一応まだ完結していないのですが、もう『最後の顔』が発表されてから26年ほど経っていますから、多分今後最新作が発表される可能性は低いと思います。まあ、主人公たちは不老不死なので、続けようと思えばいくらでも物語を続けられるので、高橋留美子さんも終わらせ方がわからなかったのでしょうね。
主人公は湧太という元漁師の青年? です。興味本位で仲間と共に人魚の肉を食べてしまって不老不死になってしまいます。一緒に人魚の肉を食べた仲間は皆死んでしまいました。が、湧太は運がよかったので、生き残ったのです。
人魚の肉は猛毒なんですね~。何百年に一人しか適合者があらわれない、とたしか作中で語られていたような? しかし湧太は運よく(いや運悪くかな)適合してしまい、それから五百年不老不死を解いてくれるかもしれない、人魚を捜して日本中を彷徨い歩いているのです。
不老不死だから同じ場所にとどまれないんです。で『人魚は笑わない』で真魚に出会います。真魚と湧太はある事情から共に旅をすることになります。
物語は湧太の過去の話が入ったり、現在の話が入ったりで構成されています。はい、まあ軽い紹介はこんなところでしょうか。私が好きな短編は、『人魚の森』『約束の明日』『人魚の傷』の三編です。それがどうした、っていう話ですが私が好きなお話はこの三編だということです……はい。

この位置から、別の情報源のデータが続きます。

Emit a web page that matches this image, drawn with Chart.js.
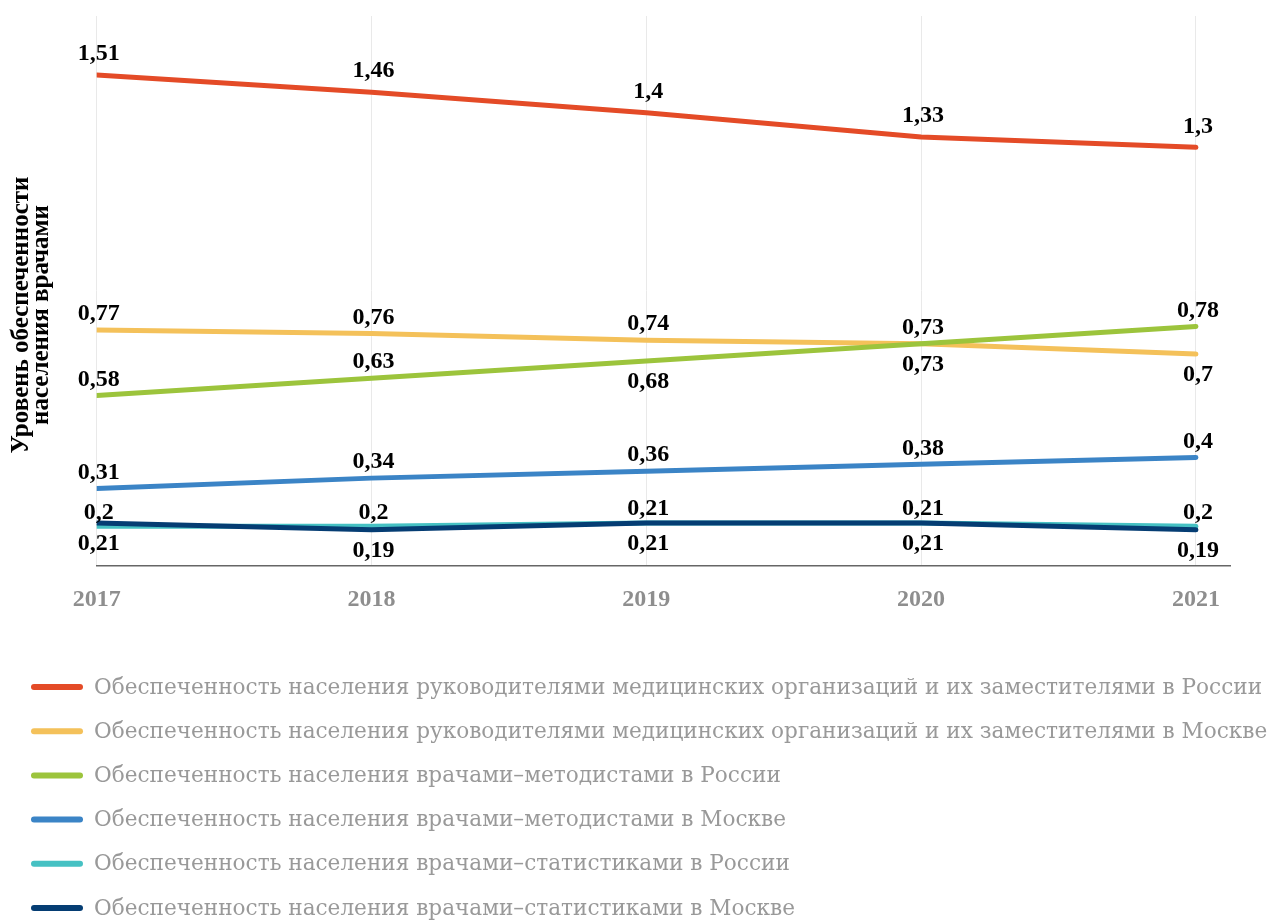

この作品は全編を通して、「不老不死って幸せなの?」というテーマが問われ続けます。ハッキリ言ってこの物語で人魚に関わってしまった人々は、幸せになっていません。不老不死なんてなったって、幸せにはなれないんですよ。
好きな人が先に亡くなるのに、自分は年も取らず死ぬことがないなんて考えるだけで悲しいですよね。終わりあるから、命は尊いのです。この物語群はそういう哲学的なことを教えてくれる、教科書みたいなもの。
果たして、湧太と真魚は人間に戻れる日は来るのだろうか? それは高橋留美子さんの創作意欲しだい! 人魚に翻弄された人々の悲しい人生ドラマ。残酷描写などが苦手な方はご注意ください。ありがとうございました。